Cobram travel guide: the best things to do in Cobram

RACV Cobram Resort at sunset

Krysia Bonkowski

Posted October 08, 2018


Soak up Victoria’s Sun Country region with our guide to all that’s great in and around Cobram.

Life’s a beach

Where else in Victoria can you have a beach holiday miles from the ocean? Along the twists of the Murray in Cobram Regional Park there are dozens of sandy or grassy beaches, where locals and visitors gather to swim, boat, fish and relax.

On the north-east side of Cobram, Thompsons Beach is Victoria’s largest inland beach.
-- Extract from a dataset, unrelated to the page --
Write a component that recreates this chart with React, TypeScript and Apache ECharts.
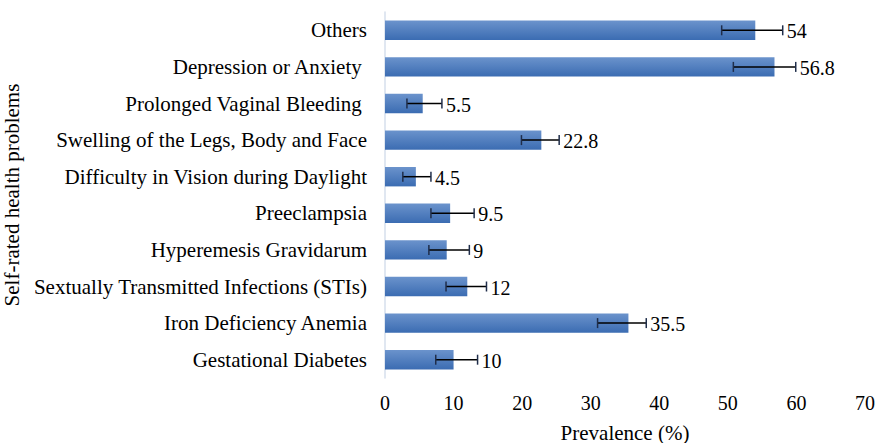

Avail yourselves of the barbecues, or visit Cobram’s answer to a beach club at KU de' TA. Follow Wondah Street north to Little Toms and Big Toms Beach, or head east of town to Scotts Beach and Quicks Beach. If you decide to take a dip just be mindful of currents.

Float on

Adrenaline-seekers should make their way to neighbouring Yarrawonga and watersports hub Skin Ski + Surf. As well as offering waterskiing and wakeboarding lessons and tube rides, the team specialise in teaching high-octane barefoot skiing. Also in Yarrawonga, Action Bike & Ski offers guided kayaking tours in the backwaters around Bundalong, or popular self-guided tours in which paddlers are dropped fully equipped at Yarrawonga weir and picked up from a downriver meeting spot.
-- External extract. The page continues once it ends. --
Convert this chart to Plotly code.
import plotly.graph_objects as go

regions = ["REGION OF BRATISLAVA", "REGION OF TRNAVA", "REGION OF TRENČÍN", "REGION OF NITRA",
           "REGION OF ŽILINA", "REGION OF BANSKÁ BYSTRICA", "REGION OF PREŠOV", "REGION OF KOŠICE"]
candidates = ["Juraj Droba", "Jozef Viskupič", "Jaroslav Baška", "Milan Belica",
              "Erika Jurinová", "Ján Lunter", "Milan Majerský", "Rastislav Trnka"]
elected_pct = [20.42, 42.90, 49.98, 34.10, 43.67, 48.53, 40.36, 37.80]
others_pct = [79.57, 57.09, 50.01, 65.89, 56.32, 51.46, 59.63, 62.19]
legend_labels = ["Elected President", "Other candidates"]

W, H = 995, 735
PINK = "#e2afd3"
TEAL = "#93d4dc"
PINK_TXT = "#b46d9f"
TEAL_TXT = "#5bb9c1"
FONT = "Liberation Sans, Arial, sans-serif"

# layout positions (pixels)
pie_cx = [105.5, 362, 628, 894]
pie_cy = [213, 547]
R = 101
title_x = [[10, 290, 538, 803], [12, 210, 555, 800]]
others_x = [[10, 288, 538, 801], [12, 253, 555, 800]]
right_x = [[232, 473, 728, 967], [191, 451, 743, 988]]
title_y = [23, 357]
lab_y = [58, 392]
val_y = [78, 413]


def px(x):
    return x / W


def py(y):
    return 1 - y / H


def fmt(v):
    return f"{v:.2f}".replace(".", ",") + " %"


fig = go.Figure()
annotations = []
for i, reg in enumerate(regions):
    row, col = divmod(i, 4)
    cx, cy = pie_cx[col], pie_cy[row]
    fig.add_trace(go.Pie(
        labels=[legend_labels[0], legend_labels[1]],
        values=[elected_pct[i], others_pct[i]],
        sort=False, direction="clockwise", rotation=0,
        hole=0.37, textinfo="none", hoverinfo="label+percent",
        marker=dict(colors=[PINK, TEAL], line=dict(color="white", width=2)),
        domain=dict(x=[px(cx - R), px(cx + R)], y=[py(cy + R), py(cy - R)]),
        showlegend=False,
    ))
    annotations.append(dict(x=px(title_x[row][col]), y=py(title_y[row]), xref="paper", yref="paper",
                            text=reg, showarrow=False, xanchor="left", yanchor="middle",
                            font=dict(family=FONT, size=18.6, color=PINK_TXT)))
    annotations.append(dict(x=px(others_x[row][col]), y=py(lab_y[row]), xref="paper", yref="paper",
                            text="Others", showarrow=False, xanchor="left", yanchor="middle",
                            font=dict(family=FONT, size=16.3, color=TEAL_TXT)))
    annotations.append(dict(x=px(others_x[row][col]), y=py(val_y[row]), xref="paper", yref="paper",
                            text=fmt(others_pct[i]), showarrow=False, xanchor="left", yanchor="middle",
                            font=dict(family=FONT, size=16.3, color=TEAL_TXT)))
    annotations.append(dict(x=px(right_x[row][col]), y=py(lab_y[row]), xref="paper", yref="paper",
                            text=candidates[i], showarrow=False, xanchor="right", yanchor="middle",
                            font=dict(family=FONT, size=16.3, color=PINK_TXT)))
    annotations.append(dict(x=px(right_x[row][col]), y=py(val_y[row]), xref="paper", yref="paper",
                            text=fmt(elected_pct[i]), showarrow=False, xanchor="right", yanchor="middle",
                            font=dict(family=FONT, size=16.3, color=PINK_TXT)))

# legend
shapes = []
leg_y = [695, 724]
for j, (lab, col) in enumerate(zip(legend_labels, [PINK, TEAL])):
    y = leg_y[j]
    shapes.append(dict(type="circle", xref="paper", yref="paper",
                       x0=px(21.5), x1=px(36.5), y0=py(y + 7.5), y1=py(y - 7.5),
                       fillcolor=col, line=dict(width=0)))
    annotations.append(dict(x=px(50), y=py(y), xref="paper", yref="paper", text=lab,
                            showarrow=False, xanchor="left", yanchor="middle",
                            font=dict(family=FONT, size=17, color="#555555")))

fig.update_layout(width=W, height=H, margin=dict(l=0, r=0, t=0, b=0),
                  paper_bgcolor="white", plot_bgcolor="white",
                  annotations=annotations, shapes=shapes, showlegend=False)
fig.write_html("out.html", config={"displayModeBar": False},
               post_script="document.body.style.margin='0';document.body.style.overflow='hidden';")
Sunrise over a tree at Barooga

Sunrise in Barooga


Park life

The Murray sustains stands of river red gums and native wetlands brimming with wildlife. For a bush walk close to central Cobram, Quinn Island Wetlands Sanctuary offers 40 hectares of looming gums and silver wattle. Accessed via a small bridge from River Road, a 2.5-kilometre circuit leads around the island to a little beach and a bird hide ideal for spotting locals such as kingfishers and egrets. Keep an eye out for scar trees and other traces left by local Indigenous boat builders.

Foodie finds

Cobram sits in a food bowl that provides everything from stone fruit to shiraz. Foodies should explore at least a fraction of the Farm Gate Trail, a collective of producers encircled by the Murray and its tributaries around Barmah, Nathalia, Cobram and Yarrawonga. Visit Rich Glen and leave with a sourvenir of their magnificant extra virgin olive oil, swing past The Big Strawberry from October to pick your own berries, or stop by Byramine Homestead & Brewery for a ploughman’s platter and a house-made ale.

The Murray marks the northern fringes of the Goulburn Valley wine region, with a handful of boutique vineyards surrounding Cobram. Carlo and Margaret Monichino established Monichino Wines at Katunga in the 1960s, where the acclaimed family-run operation now produces nearly 30 varietals.

“The Sun Country region is ideal for wine and food production,” says their daughter, and current cellar door manager, Anna Sergi. She puts it all down to the rich soil, sun and “innovative people who love what they do”. Anna’s local foodie tip is lunch at Rich Glen Olive Estate’s homestead, leaving with a souvenir of their “magnificent” extra virgin olive oil.